He didn't strike it as rich as the cops predicted, but a Brooklyn man has scored a $125,000 settlement of his federal lawsuit that said he was falsely arrested for recording a stop-and-frisk by police on his cellphone.
Dick George was sitting in his car in Flatbush on June 14, 2012, when he spotted three youths getting searched.
He whipped out his cellphone and began taking pictures.
After the cops were done, George advised the youths to get the cops’ badge numbers next time.
The cops overheard his remark and violently pulled George out of his car, court papers stated.
“Now we’re going to give you what you deserve for meddling in our business and when we finish with you, you can sue the city for $5 million and get rich, we don’t care,” Lt. Dennis Ferber said, according to the suit filed in Brooklyn Federal Court.
George was charged with disorderly conduct and only spent 45 minutes in custody, but he said he suffered a torn meniscus of his knee while being arrested.
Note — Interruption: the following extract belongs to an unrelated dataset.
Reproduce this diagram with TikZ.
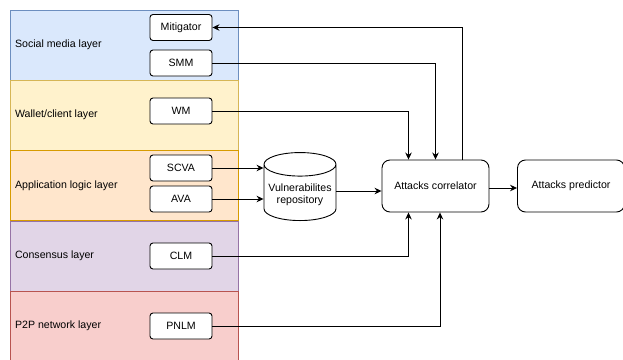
\documentclass[tikz,border=0pt]{standalone}
\usepackage{fontspec}
\setmainfont{Liberation Sans}
\usetikzlibrary{shapes.geometric,arrows.meta,positioning}

\definecolor{socialfill}{HTML}{DAE8FC}\definecolor{socialdraw}{HTML}{6C8EBF}
\definecolor{walletfill}{HTML}{FFF2CC}\definecolor{walletdraw}{HTML}{D6B656}
\definecolor{appfill}{HTML}{FFE6CC}\definecolor{appdraw}{HTML}{D79B00}
\definecolor{consfill}{HTML}{E1D5E7}\definecolor{consdraw}{HTML}{9673A6}
\definecolor{ptpfill}{HTML}{F8CECC}\definecolor{ptpdraw}{HTML}{B85450}

\tikzset{
    layer/.style = {
        rectangle,
        minimum width=228pt,
        minimum height=70pt,
        inner sep=0pt,
        line width=0.8pt
    },
    layertext/.style = {
        anchor=west,
        inner sep=0pt,
        xshift=5pt
    },
    monitor/.style = {
        rectangle,
        rounded corners=3pt,
        minimum width=62pt,
        minimum height=26pt,
        align=center,
        draw=black,
        fill=white
    },
    bigblock/.style = {
        rectangle,
        rounded corners=8pt,
        minimum width=107pt,
        minimum height=52pt,
        align=center,
        draw=black,
        fill=white
    },
    repo/.style = {
        cylinder,
        shape border rotate=90,
        aspect=0.35,
        minimum width=72pt,
        minimum height=68pt,
        inner sep=2pt,
        align=center,
        draw=black,
        fill=white
    },
    arrow/.style = {
        -{Stealth[length=7pt,width=6.5pt]}
    }
}

\begin{document}
\begin{tikzpicture}[x=1pt, y=-1pt, line width=0.9pt, every node/.style={font=\fontsize{10.6}{12.5}\selectfont}]

\useasboundingbox (0,0) rectangle (623,359);

% Layers
\node (social) [layer, fill=socialfill, draw=socialdraw] at (124,45) {};
\node (wallet) [layer, fill=walletfill, draw=walletdraw] at (124,115) {};
\node (app) [layer, fill=appfill, draw=appdraw] at (124,185.5) {};
\node (cons) [layer, fill=consfill, draw=consdraw] at (124,256) {};
\node (ptp) [layer, fill=ptpfill, draw=ptpdraw] at (124,326) {};

\node (sociallbl) [layertext] at (social.west) {Social media layer};
\node (walletlbl) [layertext] at (wallet.west) {Wallet/client layer};
\node (applbl) [layertext] at (app.west) {Application logic layer};
\node (conslbl) [layertext] at (cons.west) {Consensus layer};
\node (ptplbl) [layertext] at (ptp.west) {P2P network layer};

% Monitors
\node (mitigator) [monitor] at (181,27.5) {Mitigator};
\node (smm) [monitor] at (181,63) {SMM};
\node (wm) [monitor] at (181,111) {WM};
\node (scva) [monitor] at (181,168) {SCVA};
\node (ava) [monitor] at (181,199) {AVA};
\node (clm) [monitor] at (181,256) {CLM};
\node (pnlm) [monitor] at (181,326) {PNLM};

\node (vulnrepo) [repo, anchor=south] at (300,221) {Vulnerabilites\\repository};
\node (correlator) [bigblock] at (435.5,186) {Attacks correlator};
\node (predictor) [bigblock] at (571,186) {Attacks predictor};

% Arrows
\draw [arrow] ([xshift=26.5pt]correlator.north) |- (mitigator.east);
\draw [arrow] (smm.east) -| (correlator.north);
\draw [arrow] (wm.east) -| ([xshift=-27pt]correlator.north);
\draw [arrow] (scva.east) -- (scva.east -| vulnrepo.west);
\draw [arrow] (ava.east) -- (ava.east -| vulnrepo.west);
\draw [arrow] (vulnrepo.east |- 0,191) -- (correlator.west |- 0,191);
\draw [arrow] ([yshift=-2pt]correlator.east) -- ([yshift=-2pt]predictor.west);
\draw [arrow] (clm.east) -| ([xshift=-27pt]correlator.south);
\draw [arrow] (pnlm.east) -| ([xshift=4.5pt]correlator.south);

\end{tikzpicture}
\end{document}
The cops allegedly deleted the pictures George had snapped of them.
“After a thorough review of the case facts, it was in the best interest of all to resolve this matter without costly litigation and trial,” city lawyer Brian Francolla said in a statement.
In the wake of the phone video of Eric Garner’s fatal chokehold last month, the NYPD last month issued a memo reminding the entire force of the public’s right to record their activities on the street.
Ferber and co-defendants Sgt. Patrick Golden and Officer Stacey Robinson have been sued in six other federal cases.